Tell me about the process before landscaping was done. Were you involved with planning? Did you understand why certain things were being done to prevent runoff?
Yes, I’m involved with all parts of the planning process. The needs at Waterview were very important because the stormwater there runs directly into the Mississippi River. We had to make sure there was an adequate reduction in suspended solids and clean up the water before it made its way to the river. Our intent from the start was to meet and exceed the requirements, due to the sensitive location of the project.
In addition to needing to deal with all the runoff properly, we wanted to make the site beautiful and inviting for all of our residents! From the first conversation I had with Judson and Aric from Coulee Region Ecoscapes (landscaper), we wanted to make it beautiful and functional with a food forest.
What exactly was done on the property? Tell me about the rain gardens, native plants, edible landscape, etc.
The rain gardens and runoff routing is all designed to clean the water before it makes its way to the river. Thanks to our partners at CRE, we used all native plant varieties and edibles. Another big factor is creating as many plantings as possible with smaller but denser plugs that will grow and cover more ground over time. The more ground cover, the less need for mulch and labor over time, saving carbon footprint in hauling and maintaining all the beds. More plantings also work to reduce erosion and help with soil retention.
We were also really mindful to get the right kinds of plants in the right places. We included water-friendly plants that bloomed at different times during the season, attracted various pollinators and would flourish and not be killed by the reality of salt in our winter climate.
Another really cool partnership and feature is the cardboard we used for weed barrier vs. plastic fabric. All of the cardboard for our weed barrier was sourced from our friends at Smith’s Bike Shop. All of their bikes come in large cardboard boxes, so instead of those boxes ending up in the landfill or power plant, we used them for weed barrier. We literally used hundreds of boxes! Over time, the cardboard naturally biodegrades and blends with the mulch beds as the plants expand to cover more space. As you might imagine, the plastic based weed barrier basically never biodegrades and actually hinders the spread of all the plants in the gardens. Additionally, the cardboard acts to retain more rain and irrigation water to keep the plants healthy and happy, lowering our water use for irrigation while the plants get established and more drought tolerant.
The last big point of this is the local environmental and economical circle of life. Someone buys a bike at Smiths (helping support local business/employees and diverting waste from the landfill or power plant), CRE uses the cardboard to create an environmentally friendly and superior weed barrier (again supporting local business and employees and being a better stewards for the environment), Roush Rentals provides really nice and fairly priced rental options for our tenants and less maintenance and sustainability over time helps our tenants save!

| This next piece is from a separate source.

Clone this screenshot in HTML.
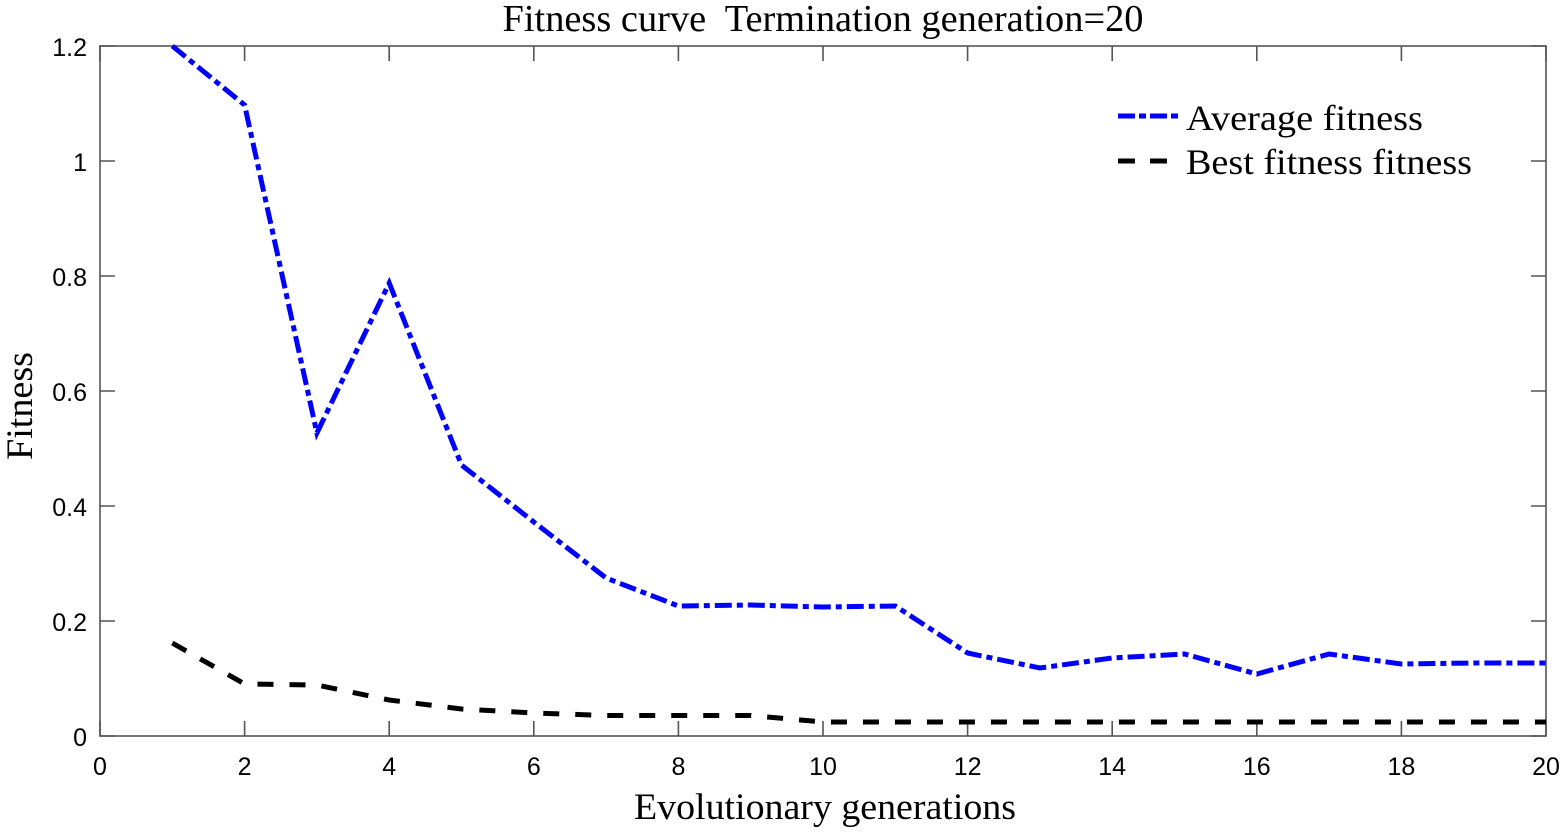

Supporting local business, helping the environment and helping the customer. It’s really a symbiotic little circle where everyone benefits! And, buying a bike from Smiths also means exercise is likely happening vs. transportation and the use of fossil fuels. The more I think about that little circle, I could add tons of details that are helpful and symbiotic. I just love situations where everyone involved wins!!
Talk to me about your reaction after the landscaping was installed. What are your favorite parts? Is there anything you wish you would have done differently?
To be honest, I wouldn’t change anything at this point. I’m ecstatic with the end result! I’m just excited to see all the plants grow, fill in and flourish. The edible elements and flowering trees in spring are my favorite parts. I’m stoked for me and my tenants to pick raspberries next summer! We already got some beautiful tart cherries this year from trees that were just planted!
Why is being sustainable important to you personally and professionally?
Sustainability is super important to me in our development projects. Both environmentally and economically. We try to use good materials and design our sites and landscaping properly so that we have a product that will last a very long time, be kind to the environment around us and be a great long term investment for our community. We also source as much labor and materials from local companies as possible to create properties that are a great value for our tenants. These efforts help sustain our local economy. We approached every project we’ve built this way and fully intend to keep it up!
It’s important to our business for TONS of reasons. If we’re trying to act sustainably, we are creating a sustainable product for our customers and the environment around us. Saving money and helping everyone involved. Investing in better buildings, construction and sites means our projects will be here long after I’m gone…creating opportunities and less waste for future generations.
How did you feel when you first found out that you were nominated for The Soak it Up! Project Award?
I was really excited when I first got the call our project was being nominated. I hope that what we’ve done, in going above and beyond the requirements can be a great example for others to build environmentally friendly sites. And I have to give a huge thank you to Judson Steinback and all the awesome people at Coulee Region Ecoscapes, as well as Makepeace Engineering and Hess Excavating. We could not have designed and built this project without all of them!
What are your hopes for other homeowners and business owners in our community when it comes to reducing runoff?
My hope is that good projects like ours can be an example of how to do it right and help our environment. To inspire people into what’s possible if we all do our part to make our little piece of the world a little better. Community is important to me on so many levels. We have to take care of each other, because it does “take a village”. All of us, working to better our own lives and better the lives of our neighbors is what creates a strong community. Supporting each other socially, buying local and helping local business, understanding that all parts of the community are important and need each other to thrive.